-- Start --

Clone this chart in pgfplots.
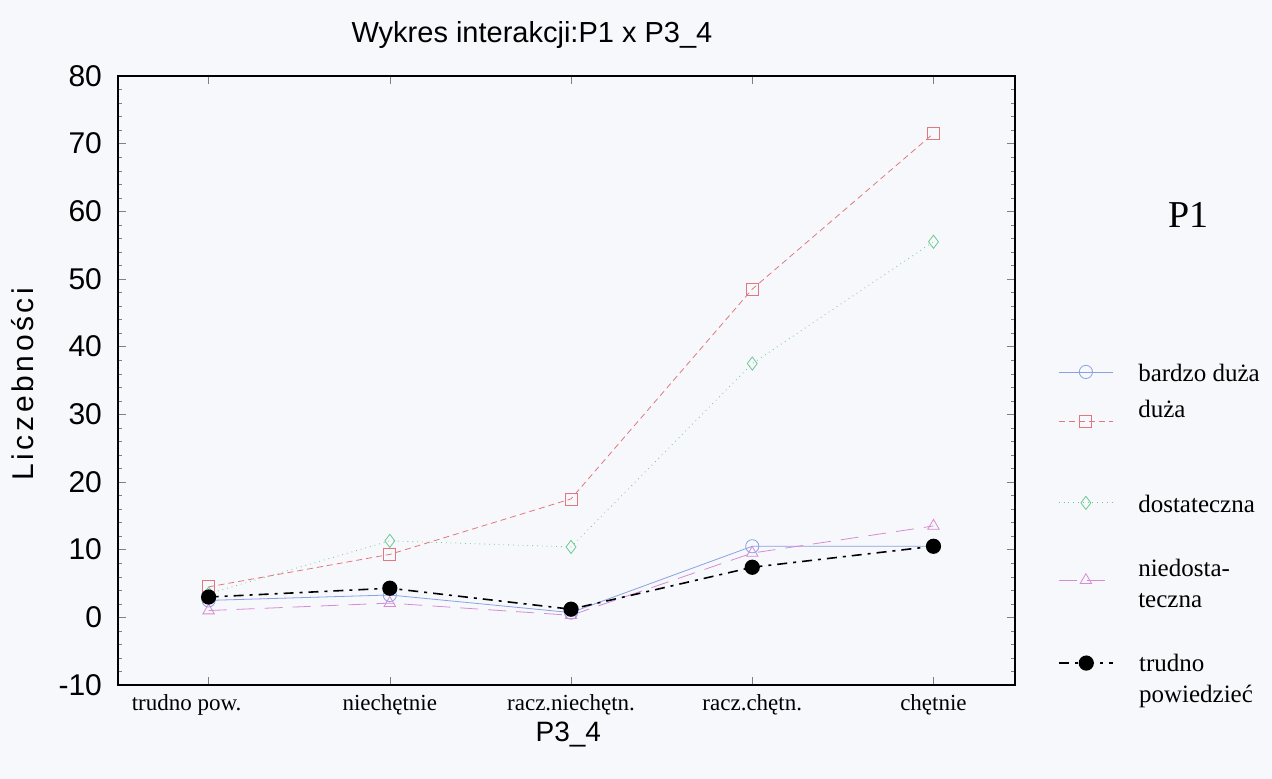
\documentclass[border=0pt]{standalone}
\usepackage{pgfplots}
\pgfplotsset{compat=1.18}
\usepackage{fontspec}
\setmainfont{Liberation Sans}
\newfontfamily\tms{Liberation Serif}
\newfontfamily\lsp{Liberation Sans}[LetterSpace=12]

\definecolor{bdz}{RGB}{140,160,228}
\definecolor{dz}{RGB}{226,120,125}
\definecolor{dost}{RGB}{110,200,145}
\definecolor{nied}{RGB}{215,140,210}
\definecolor{bg}{RGB}{246,248,252}

\pgfplotsset{
  sbdz/.style={color=bdz, mark=o, mark size=3.3pt, mark options={solid}},
  sdz/.style={color=dz, densely dashed, mark=square, mark size=3pt, mark options={solid}},
  sdost/.style={color=dost, dotted, mark=diamond, mark size=3.3pt, mark options={solid}},
  snied/.style={color=nied, dash pattern=on 9pt off 5pt, mark=triangle, mark size=3.3pt, mark options={solid}},
  strud/.style={color=black, thick, dash pattern=on 5pt off 3pt on 1.5pt off 3pt, mark=*, mark size=3.4pt, mark options={solid}},
  % one hidden axis per legend row, same geometry as the chart
  legrow/.style={
    at={(59pt,47pt)}, anchor=south west,
    scale only axis, width=448.5pt, height=304.5pt,
    hide axis, xmin=0, xmax=1, ymin=0, ymax=1,
    legend style={at={(rel axis cs:1.048,#1)}, anchor=west, draw=none, fill=none,
      inner sep=0pt, row sep=0pt, column sep=12.5pt,
      font=\tms\fontsize{12.5}{15.5}\selectfont,
      nodes={inner sep=0pt}, cells={anchor=west}},
    legend image code/.code={\draw[mark repeat=2,mark phase=2]
      plot coordinates {(0pt,0pt) (13.5pt,0pt) (27pt,0pt)};},
  },
}
% two-line legend text, baseline on the last line
\newcommand{\twol}[2]{\vbox{\baselineskip=15.5pt\hbox{#1}\hbox{#2}}}

\begin{document}
\begin{tikzpicture}
\fill[bg] (0,0) rectangle (636pt,389.5pt);
\useasboundingbox (0,0) rectangle (636pt,389.5pt);
\begin{axis}[
  at={(59pt,47pt)}, anchor=south west,
  scale only axis, width=448.5pt, height=304.5pt,
  xmin=0.5, xmax=5.45, ymin=-10, ymax=80,
  xtick={1,2,3,4,5},
  xticklabels={trudno pow.\hspace*{22pt}, niechętnie, racz.niechętn., racz.chętn., chętnie},
  x tick label style={font=\tms\fontsize{11.5}{14}\selectfont, yshift=-1pt},
  ytick={-10,0,10,20,30,40,50,60,70,80},
  minor y tick num=4,
  y tick label style={font=\fontsize{15}{17}\selectfont, xshift=-4.5pt},
  /pgf/number format/assume math mode=true,
  tick align=inside,
  major tick length=4pt, minor tick length=2pt,
  axis line style={line width=0.8pt},
  clip=false,
]
\addplot[sbdz] coordinates {(1,2.5) (2,3.3) (3,0.7) (4,10.5) (5,10.5)};
\addplot[sdz] coordinates {(1,4.5) (2,9.3) (3,17.5) (4,48.5) (5,71.5)};
\addplot[sdost] coordinates {(1,3.5) (2,11.3) (3,10.4) (4,37.5) (5,55.5)};
\addplot[snied] coordinates {(1,1.0) (2,2.1) (3,0.3) (4,9.5) (5,13.5)};
\addplot[strud] coordinates {(1,3.0) (2,4.3) (3,1.2) (4,7.4) (5,10.5)};

\node[font=\fontsize{14.5}{17}\selectfont] at ([yshift=20.5pt]rel axis cs:0.4615,1) {Wykres interakcji:P1 x P3\_4};
\node[rotate=90, font=\lsp\fontsize{15}{17}\selectfont] at ([xshift=-47.5pt]rel axis cs:0,0.494) {Liczebności};
\node[font=\fontsize{14}{16}\selectfont] at ([yshift=-25pt]rel axis cs:0.502,0) {P3\_4};
\node[font=\tms\fontsize{19}{21}\selectfont] at (rel axis cs:1.193,0.772) {P1};
\end{axis}

\begin{axis}[legrow=0.514]
\addlegendimage{sbdz}
\addlegendentry{\raisebox{4.5pt}[20pt][20pt]{bardzo duża}}
\end{axis}
\begin{axis}[legrow=0.432]
\addlegendimage{sdz}
\addlegendentry{\raisebox{11.5pt}[20pt][20pt]{duża}}
\end{axis}
\begin{axis}[legrow=0.299]
\addlegendimage{sdost}
\addlegendentry{\raisebox{4.5pt}[20pt][20pt]{dostateczna}}
\end{axis}
\begin{axis}[legrow=0.172]
\addlegendimage{snied}
\addlegendentry{\raisebox{-4.5pt}[20pt][20pt]{\twol{niedosta-}{teczna}}}
\end{axis}
\begin{axis}[legrow=0.036]
\addlegendimage{strud}
\addlegendentry{\raisebox{-10.5pt}[20pt][20pt]{\twol{trudno}{powiedzieć}}}
\end{axis}
\end{tikzpicture}
\end{document}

-- End --

▶ [Objective]: Your task is an exact transcription of all the data, minus the pictures.

▶ [Response for this exercise]:
Clone this chart in pgfplots.
\documentclass[border=0pt]{standalone}
\usepackage{pgfplots}
\pgfplotsset{compat=1.18}
\usepackage{fontspec}
\setmainfont{Liberation Sans}
\newfontfamily\tms{Liberation Serif}
\newfontfamily\lsp{Liberation Sans}[LetterSpace=12]

\definecolor{bdz}{RGB}{140,160,228}
\definecolor{dz}{RGB}{226,120,125}
\definecolor{dost}{RGB}{110,200,145}
\definecolor{nied}{RGB}{215,140,210}
\definecolor{bg}{RGB}{246,248,252}

\pgfplotsset{
  sbdz/.style={color=bdz, mark=o, mark size=3.3pt, mark options={solid}},
  sdz/.style={color=dz, densely dashed, mark=square, mark size=3pt, mark options={solid}},
  sdost/.style={color=dost, dotted, mark=diamond, mark size=3.3pt, mark options={solid}},
  snied/.style={color=nied, dash pattern=on 9pt off 5pt, mark=triangle, mark size=3.3pt, mark options={solid}},
  strud/.style={color=black, thick, dash pattern=on 5pt off 3pt on 1.5pt off 3pt, mark=*, mark size=3.4pt, mark options={solid}},
  % one hidden axis per legend row, same geometry as the chart
  legrow/.style={
    at={(59pt,47pt)}, anchor=south west,
    scale only axis, width=448.5pt, height=304.5pt,
    hide axis, xmin=0, xmax=1, ymin=0, ymax=1,
    legend style={at={(rel axis cs:1.048,#1)}, anchor=west, draw=none, fill=none,
      inner sep=0pt, row sep=0pt, column sep=12.5pt,
      font=\tms\fontsize{12.5}{15.5}\selectfont,
      nodes={inner sep=0pt}, cells={anchor=west}},
    legend image code/.code={\draw[mark repeat=2,mark phase=2]
      plot coordinates {(0pt,0pt) (13.5pt,0pt) (27pt,0pt)};},
  },
}
% two-line legend text, baseline on the last line
\newcommand{\twol}[2]{\vbox{\baselineskip=15.5pt\hbox{#1}\hbox{#2}}}

\begin{document}
\begin{tikzpicture}
\fill[bg] (0,0) rectangle (636pt,389.5pt);
\useasboundingbox (0,0) rectangle (636pt,389.5pt);
\begin{axis}[
  at={(59pt,47pt)}, anchor=south west,
  scale only axis, width=448.5pt, height=304.5pt,
  xmin=0.5, xmax=5.45, ymin=-10, ymax=80,
  xtick={1,2,3,4,5},
  xticklabels={trudno pow.\hspace*{22pt}, niechętnie, racz.niechętn., racz.chętn., chętnie},
  x tick label style={font=\tms\fontsize{11.5}{14}\selectfont, yshift=-1pt},
  ytick={-10,0,10,20,30,40,50,60,70,80},
  minor y tick num=4,
  y tick label style={font=\fontsize{15}{17}\selectfont, xshift=-4.5pt},
  /pgf/number format/assume math mode=true,
  tick align=inside,
  major tick length=4pt, minor tick length=2pt,
  axis line style={line width=0.8pt},
  clip=false,
]
\addplot[sbdz] coordinates {(1,2.5) (2,3.3) (3,0.7) (4,10.5) (5,10.5)};
\addplot[sdz] coordinates {(1,4.5) (2,9.3) (3,17.5) (4,48.5) (5,71.5)};
\addplot[sdost] coordinates {(1,3.5) (2,11.3) (3,10.4) (4,37.5) (5,55.5)};
\addplot[snied] coordinates {(1,1.0) (2,2.1) (3,0.3) (4,9.5) (5,13.5)};
\addplot[strud] coordinates {(1,3.0) (2,4.3) (3,1.2) (4,7.4) (5,10.5)};

\node[font=\fontsize{14.5}{17}\selectfont] at ([yshift=20.5pt]rel axis cs:0.4615,1) {Wykres interakcji:P1 x P3\_4};
\node[rotate=90, font=\lsp\fontsize{15}{17}\selectfont] at ([xshift=-47.5pt]rel axis cs:0,0.494) {Liczebności};
\node[font=\fontsize{14}{16}\selectfont] at ([yshift=-25pt]rel axis cs:0.502,0) {P3\_4};
\node[font=\tms\fontsize{19}{21}\selectfont] at (rel axis cs:1.193,0.772) {P1};
\end{axis}

\begin{axis}[legrow=0.514]
\addlegendimage{sbdz}
\addlegendentry{\raisebox{4.5pt}[20pt][20pt]{bardzo duża}}
\end{axis}
\begin{axis}[legrow=0.432]
\addlegendimage{sdz}
\addlegendentry{\raisebox{11.5pt}[20pt][20pt]{duża}}
\end{axis}
\begin{axis}[legrow=0.299]
\addlegendimage{sdost}
\addlegendentry{\raisebox{4.5pt}[20pt][20pt]{dostateczna}}
\end{axis}
\begin{axis}[legrow=0.172]
\addlegendimage{snied}
\addlegendentry{\raisebox{-4.5pt}[20pt][20pt]{\twol{niedosta-}{teczna}}}
\end{axis}
\begin{axis}[legrow=0.036]
\addlegendimage{strud}
\addlegendentry{\raisebox{-10.5pt}[20pt][20pt]{\twol{trudno}{powiedzieć}}}
\end{axis}
\end{tikzpicture}
\end{document}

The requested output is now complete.